The Illusion of Choice: Are You Trapped in the Mutual Fund Overlap Web?

You’ve done your homework. You’ve read the financial news, listened to the podcasts, and decided it’s time to secure your financial future. To build a robust, resilient portfolio, you adopt a “more is merrier” strategy, buying into several different mutual funds to ensure you are diversified.

But here is a hard truth that many investors miss: Owning more funds does not automatically mean you have better diversification.

In fact, you might be unknowingly constructing a portfolio riddled with “portfolio overlap.” You could hold five different funds, managed by five different asset management companies, only to find that they all essentially own the same top 20 stocks.

Let’s unpack why this happens, why it’s dangerous for your wealth, and how to fix it.

The Puzzle of Duplicate Holdings

Imagine your mutual fund portfolio as a physical puzzle. Each fund represents a unique puzzle piece designed to fit together to create a complete picture of the market.

Ideally, Fund A covers Technology, Fund B covers Healthcare, Fund C covers Energy, and so on.

However, the reality often looks more like the image above. Your puzzle pieces don’t fit neatly side-by-side; instead, they stack on top of each other.

When Fund A, Fund B, Fund C, and Fund D all hold significant positions in the same giants—like “Tech Corp,” “Global Bank,” and “Energy Ltd”—you have created a massive area of overlap.

This overlap transforms your diversified portfolio into a concentrated bet on a handful of companies.

Why Portfolio Overlap Matters (The Three Risks)

Why should you care if your funds share common holdings? Because this redundancy introduces three critical risks to your financial health.

1. Less Variety (The Illusion of Diversification)

The primary goal of diversification is to spread risk so that if one sector tanks, another might rise. If 60% of your entire portfolio is tied up in the same ten tech stocks spread across three different mutual funds, you haven’t diversified. You’ve just concentrated your risk. If that sector corrects, your entire portfolio suffers, regardless of how many fund names you own.

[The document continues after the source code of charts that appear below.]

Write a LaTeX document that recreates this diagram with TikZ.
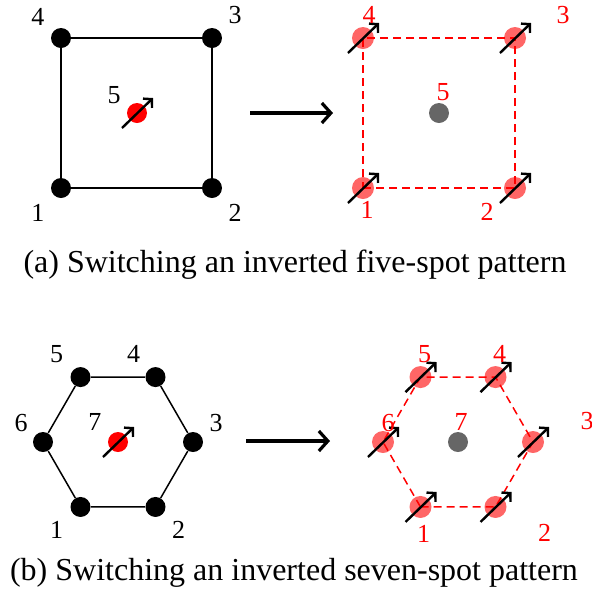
\documentclass[tikz,border=0pt]{standalone}
\usepackage{fontspec}
\setmainfont{Liberation Serif}
\usetikzlibrary{calc,arrows.meta}

\begin{document}
\begin{tikzpicture}[x=0.5pt,y=-0.5pt,
  site/.style={circle,inner sep=0pt,minimum size=10pt,fill=black},
  hot/.style={circle,inner sep=0pt,minimum size=10pt,fill=red},
  spun/.style={circle,inner sep=0pt,minimum size=11pt,fill=red,fill opacity=0.6},
  off/.style={circle,inner sep=0pt,minimum size=10pt,fill=black!60},
  num/.style={font=\fontsize{13}{15}\selectfont,inner sep=0pt},
  rednum/.style={num,text=red},
  spin/.style={line width=1.2pt,-{Straight Barb[length=3pt,width=6.5pt]}},
  wall/.style={line width=0.75pt},
  ghost/.style={red,line width=0.75pt,dash pattern=on 4pt off 2.5pt},
  switch/.style={line width=1.6pt,-{Straight Barb[length=4.5pt,width=10pt]}},
  caption/.style={font=\fontsize{16}{19}\selectfont,inner sep=0pt,anchor=base}]
  \useasboundingbox (0,0) rectangle (591,601);
  \newcommand{\spinon}[1]{%
    \draw[spin] ($(#1)+(-15,15)$) -- ($(#1)+(16,-15)$);%
  }

  % (a) inverted five-spot, before switching
  \node[site] (a1) at (61,188) {};
  \node[site] (a2) at (212,188) {};
  \node[site] (a3) at (212,38) {};
  \node[site] (a4) at (61,38) {};
  \draw[wall] (a1) -- (a2) -- (a3) -- (a4) -- (a1);
  \node[hot] (a5) at (137,113) {};
  \spinon{a5}
  \foreach \n/\dx/\dy in {1/-23/25,2/23/25,3/23/-23,4/-23/-21,5/-23/-18}
    \node[num] at ($(a\n)+(\dx,\dy)$) {\n};

  \coordinate (ta) at (250,113);
  \coordinate (tb) at (333,113);
  \draw[switch] (ta) -- (tb);

  % (a) after switching
  \foreach \n/\x/\y in {1/363/188,2/515/188,3/515/38,4/363/38}
    \coordinate (b\n) at (\x,\y);
  \draw[ghost] (b1) -- (b2) -- (b3) -- (b4) -- cycle;
  \foreach \n in {1,...,4}{%
    \node[spun] (s\n) at (b\n) {};
    \spinon{s\n}
  }
  \node[off] (s5) at (439,113) {};
  \foreach \n/\dx/\dy in {1/4/22,2/-28/24,3/48/-23,4/6/-23,5/4/-21}
    \node[rednum] at ($(s\n)+(\dx,\dy)$) {\n};

  \node[caption] (capa) at (295,272) {(a) Switching an inverted five-spot pattern};

  % (b) inverted seven-spot, before switching
  \coordinate (hc) at (118,442);
  \foreach \k in {1,...,6}
    \node[site] (h\k) at ($(hc)+({180-60*\k}:75)$) {};
  \draw[wall] (h1) -- (h2) -- (h3) -- (h4) -- (h5) -- (h6) -- (h1);
  \node[hot] (h7) at (hc) {};
  \spinon{h7}
  \foreach \n/\dx/\dy in {1/-24/23,2/23/23,3/23/-19,4/-22/-23,5/-24/-23,6/-22/-19,7/-23/-20}
    \node[num] at ($(h\n)+(\dx,\dy)$) {\n};

  \coordinate (tc) at (246,441);
  \coordinate (td) at (330,441);
  \draw[switch] (tc) -- (td);

  % (b) after switching
  \coordinate (gc) at (458,442);
  \foreach \k in {1,...,6}
    \coordinate (g\k) at ($(gc)+({180-60*\k}:75)$);
  \draw[ghost] (g1) -- (g2) -- (g3) -- (g4) -- (g5) -- (g6) -- cycle;
  \foreach \k in {1,...,6}{%
    \node[spun] (r\k) at (g\k) {};
    \spinon{r\k}
  }
  \node[off] (r7) at (gc) {};
  \foreach \n/\dx/\dy in {1/3/27,2/49/26,3/54/-21,4/4/-23,5/4/-23,6/5/-19,7/3/-20}
    \node[rednum] at ($(r\n)+(\dx,\dy)$) {\n};

  \node[caption] (capb) at (294,580) {(b) Switching an inverted seven-spot pattern};
\end{tikzpicture}
\end{document}
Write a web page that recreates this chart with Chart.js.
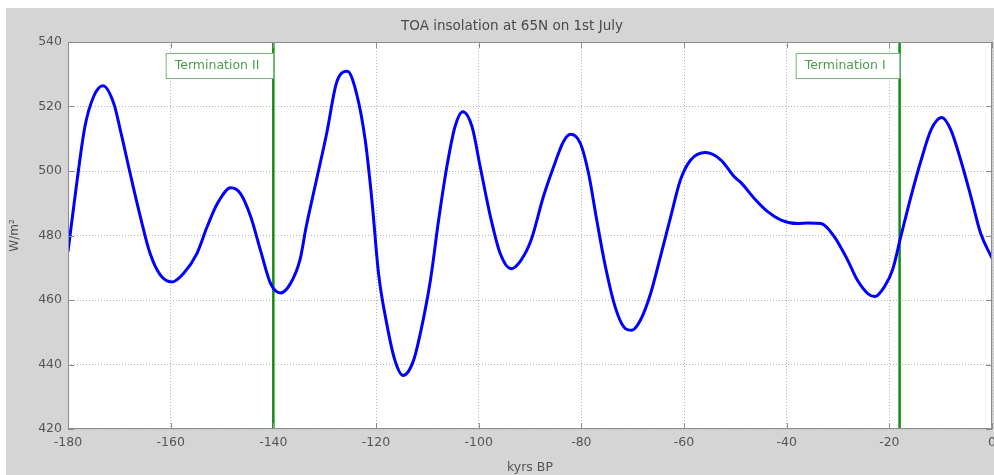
<!DOCTYPE html>
<html>
<head>
<meta charset="utf-8">
<title>TOA insolation at 65N on 1st July</title>
<script src="https://cdn.jsdelivr.net/npm/chart.js@4"></script>
<style>
  body { margin: 0; background: #fff; }
  #wrap { position: absolute; left: 6px; top: 8px; width: 988px; height: 467px; background: #d5d5d5; }
</style>
</head>
<body>
<div id="wrap"><canvas id="myChart" width="988" height="467"></canvas></div>
<script>
// kyr before present (x) and insolation in W/m2 (y)
let kyrs = [
  -180, -178.3, -176.7, -175, -173.2, -171.1, -169.8, -167.9, -165.9, -164,
  -162, -159.7, -157.5, -154.9, -152.9, -150.9, -148.3, -146.4, -144.4, -142.5,
  -140.5, -138.6, -136.7, -134.8, -133.6, -131.6, -129.6, -127.7, -125.6, -123.8,
  -122.1, -120.8, -119.5, -117.9, -116.3, -114.7, -112.7, -111.1, -109.4, -107.8,
  -106.2, -104.6, -103.1, -101.3, -99.7, -97.7, -95.8, -93.7, -91.9, -89.8,
  -87.4, -85.4, -83.5, -82.1, -80.2, -78.6, -77, -75.3, -73.4, -71.7,
  -70.2, -68.5, -66.5, -64.6, -62.6, -60.7, -58.7, -55.8, -52.8, -50.2,
  -48.9, -46.3, -43.7, -41.1, -37.9, -35.9, -33.3, -30.7, -28.1, -26.2,
  -24.2, -22.8, -21, -19.4, -17.7, -15.8, -13.8, -11.9, -9.8, -8,
  -6.1, -4.1, -2.2, 0
];
let insolation = [
  475, 496.2, 513.8, 523.1, 526.4, 521, 512.7, 499.3, 485.8, 474.4,
  467.7, 465.6, 468.2, 474.4, 482.7, 489.9, 494.8, 493, 485.8, 475.4,
  465, 462.2, 465, 472.5, 482.7, 497.2, 511.7, 527.3, 530.9, 524.1,
  509.6, 491, 468.2, 452.6, 441.2, 436.6, 441.2, 451.6, 466.1, 484.8,
  501.3, 513.8, 518.4, 513.8, 501.3, 485.8, 474.4, 469.7, 472, 478.5,
  492, 501.3, 509.1, 511.4, 508.6, 499.3, 484.8, 470.3, 457.8, 451.6,
  450.6, 453.7, 462, 473.4, 485.8, 497.2, 503.4, 505.7, 503.4, 498.2,
  496.4, 491.5, 487.4, 484.8, 483.7, 483.9, 483.7, 479.6, 472.3, 466.1,
  462, 461.1, 464, 469.2, 480.1, 492, 503.4, 512.7, 516.6, 512.7,
  503.4, 492, 480.6, 473
];

// glacial terminations marked on the plot
let terminations = [-140, -18];
let terminationLabels = ['Termination II', 'Termination I'];

let xTicks = [-180, -160, -140, -120, -100, -80, -60, -40, -20, 0];
let yTicks = [420, 440, 460, 480, 500, 520, 540];

let titleText = 'TOA insolation at 65N on 1st July';
let fontFamily = '"DejaVu Sans", sans-serif';

let points = kyrs.map(function(k, i) { return {x: k, y: insolation[i]}; });

let datasets = [{
  data: points,
  borderColor: '#0000ff',
  borderWidth: 3,
  pointRadius: 0,
  cubicInterpolationMode: 'monotone',
  fill: false
}];

terminations.forEach(function(t) {
  datasets.push({
    data: [{x: t, y: yTicks[0]}, {x: t, y: yTicks[yTicks.length - 1]}],
    borderColor: '#138a13',
    borderWidth: 2.5,
    pointRadius: 0,
    fill: false
  });
});

// white axes background
let plotBackground = {
  id: 'plotBackground',
  beforeDraw: function(chart) {
    let a = chart.chartArea;
    chart.ctx.save();
    chart.ctx.fillStyle = '#ffffff';
    chart.ctx.fillRect(a.left, a.top, a.right - a.left, a.bottom - a.top);
    chart.ctx.restore();
  }
};

// matlab style frame, inner ticks, label boxes and title
let decorations = {
  id: 'decorations',
  afterDatasetsDraw: function(chart) {
    let ctx = chart.ctx;
    let area = chart.chartArea;
    let xs = chart.scales.x;
    let ys = chart.scales.y;
    ctx.save();

    ctx.strokeStyle = '#8c8c8c';
    ctx.lineWidth = 1;
    ctx.strokeRect(area.left + 0.5, area.top + 0.5, area.right - area.left - 1, area.bottom - area.top - 1);
    ctx.beginPath();
    xTicks.forEach(function(v) {
      let px = Math.round(xs.getPixelForValue(v)) + 0.5;
      ctx.moveTo(px, area.bottom); ctx.lineTo(px, area.bottom - 6);
      ctx.moveTo(px, area.top); ctx.lineTo(px, area.top + 6);
    });
    yTicks.forEach(function(v) {
      let py = Math.round(ys.getPixelForValue(v)) + 0.5;
      ctx.moveTo(area.left, py); ctx.lineTo(area.left + 6, py);
      ctx.moveTo(area.right, py); ctx.lineTo(area.right - 6, py);
    });
    ctx.stroke();

    ctx.font = '12.5px ' + fontFamily;
    ctx.textBaseline = 'middle';
    ctx.textAlign = 'left';
    terminations.forEach(function(t, i) {
      let px = xs.getPixelForValue(t);
      let w = ctx.measureText(terminationLabels[i]).width + 23;
      let top = area.top + 11;
      ctx.fillStyle = '#ffffff';
      ctx.fillRect(px - w, top, w, 26);
      ctx.strokeStyle = '#7ab47a';
      ctx.strokeRect(px - w + 0.5, top + 0.5, w, 25);
      ctx.fillStyle = '#4a9e4a';
      ctx.fillText(terminationLabels[i], px - w + 9, top + 13);
    });

    ctx.font = '13.5px ' + fontFamily;
    ctx.fillStyle = '#4a4a4a';
    ctx.textAlign = 'center';
    ctx.fillText(titleText, (area.left + area.right) / 2 - 18, 18);
    ctx.restore();
  }
};

let ctx = document.getElementById('myChart');
let myChart = new Chart(ctx, {
  type: 'line',
  data: { datasets: datasets },
  options: {
    responsive: false,
    animation: false,
    layout: { padding: { top: 34, right: 2 } },
    plugins: {
      legend: { display: false },
      tooltip: { enabled: false },
      title: { display: false }
    },
    scales: {
      x: {
        type: 'linear',
        min: -180,
        max: 0,
        afterBuildTicks: function(scale) {
          scale.ticks = xTicks.map(function(v) { return {value: v}; });
        },
        afterFit: function(scale) {
          scale.height = 46;
          scale.paddingLeft = 0;
          scale.paddingRight = 0;
        },
        grid: { color: '#b5b5b5', drawTicks: false },
        border: { display: false, dash: [1, 2] },
        ticks: { color: '#555', font: { family: fontFamily, size: 12.5 }, padding: 6, maxRotation: 0 },
        title: { display: true, text: 'kyrs BP', color: '#555', font: { family: fontFamily, size: 12.5 }, padding: { top: 2, bottom: 0 } }
      },
      y: {
        min: 420,
        max: 540,
        afterBuildTicks: function(scale) {
          scale.ticks = yTicks.map(function(v) { return {value: v}; });
        },
        afterFit: function(scale) {
          scale.width = 62;
          scale.paddingTop = 0;
          scale.paddingBottom = 0;
        },
        grid: { color: '#b5b5b5', drawTicks: false },
        border: { display: false, dash: [1, 2] },
        ticks: { color: '#555', font: { family: fontFamily, size: 12.5 }, padding: 6 },
        title: { display: true, text: 'W/m²', color: '#555', font: { family: fontFamily, size: 12 }, padding: { top: 2, bottom: 2 } }
      }
    }
  },
  plugins: [plotBackground, decorations]
});
</script>
</body>
</html>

2. Increased Risk (Concentrated Exposure)

When you have high overlap, you lose the benefit of varying management styles. You might think you own a “Growth Fund” and a “Value Fund,” but if both hold the same top heavy-hitters, they will behave identically. This amplifies volatility. A downturn in a single shared holding hits your portfolio not just once, but multiple times through different funds.

3. Misleading Performance

Overlap can create a false sense of security during a bull market. When the top tech stocks are soaring, all your funds will look like rock stars. You might believe you are a brilliant investor picking winners across the board. However, this masks the underlying weakness: your returns are entirely dependent on a narrow segment of the market. When that segment turns, the fall will be swift and severe across all your holdings.

How to Check for Overlap and Take Control

Don’t panic. You don’t need to liquidate your entire portfolio and start from scratch. But you do need to audit your investments. Here is a simple, four-step checklist to determine if you are caught in the overlap trap:

  1. Review Fund Fact Sheets: Don’t just rely on the fund’s catchy name. Look at the actual documentation.
  2. Analyze Top 10 Holdings: This is the most crucial step. Compare the top 10 holdings of every fund you own. Are you seeing “Tech Corp” or “Global Bank” appearing on three or four different lists? If yes, you have overlap.
  3. Use Overlap Analyzer Tools: You don’t need to do this manually. Many financial websites offer free portfolio overlap tools. Simply enter your ticker symbols, and the software will generate a visual report showing exactly where your funds collide.
  4. Consult an Advisor: If the analysis proves complex, a fee-only financial advisor can provide an objective view and help you restructure your portfolio to achieve true diversification.

The Bottom Line

The goal of investing isn’t to collect the most fund statements; it’s to build a resilient financial future based on asset allocation, not just fund accumulation.

Take the time today to look under the hood of your investments. Ensure your puzzle pieces actually fit together to form a diversified picture, rather than sitting in a redundant, risky pile. Break the cycle of the overlap trap and build a portfolio that is truly as diversified as you think it is.

Disclaimer: This article is for informational purposes only and should not be considered financial advice. Always do your own research or consult a professional before making investment decisions.